Answer to the marbles in Brownian motion puzzle…
The easiest way to think about this problem is not to think of number of marbles in each color but the differences in number between colors. Let’s say “a”, “b” and “c” are the pairwise differences in colors. Their values are 10, 10 and 20 to begin with.
Let’s see what happens whenever there is a “hit”.
If the marbles are of same colors, of course no change in count happens – so a, b and c remain the same.
If the marbles are of different colors – then those two colors go down by 1 each and the third color goes up by 2. Which means the pairwise differences either remain the same (the two colors that hit) or they change by 3 (one color goes down by 1 and the resulting color goes up by 2).
So, the first concept to realize is that a, b and c always change in steps of 0 or steps of 3. There are no other step changes they can have.

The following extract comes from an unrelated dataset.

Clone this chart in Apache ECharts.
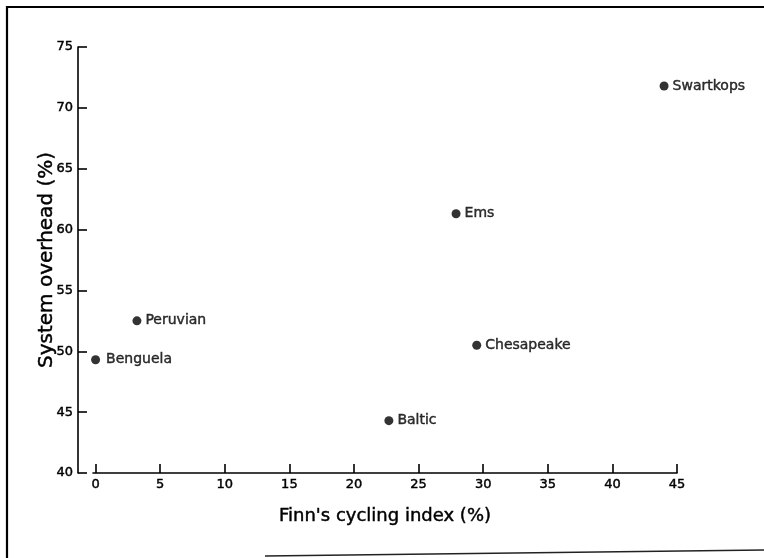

Now, let’s say what if the marbles actually did become all of one color. What as the step right before it? We would have had to have all marbles of the same final color excepting two – one each of the other two colors. Thus if finally everything is green, in the penultimate step, there has to be one red, one blue and rest green. The red hits the blue to become green.
Note that in that penultimate step, the pairwise difference between two colors (that have one marble left each) is 0. And that is the second concept to realize.
Now putting these two concepts together…
Well, we started with a, b and c being 10, 10 and 20. Going in steps of 0 and 3, can any of these numbers ever get to 0? No. Therefore it will never reach the penultimate step.
Which means the marbles will never be of the same color !!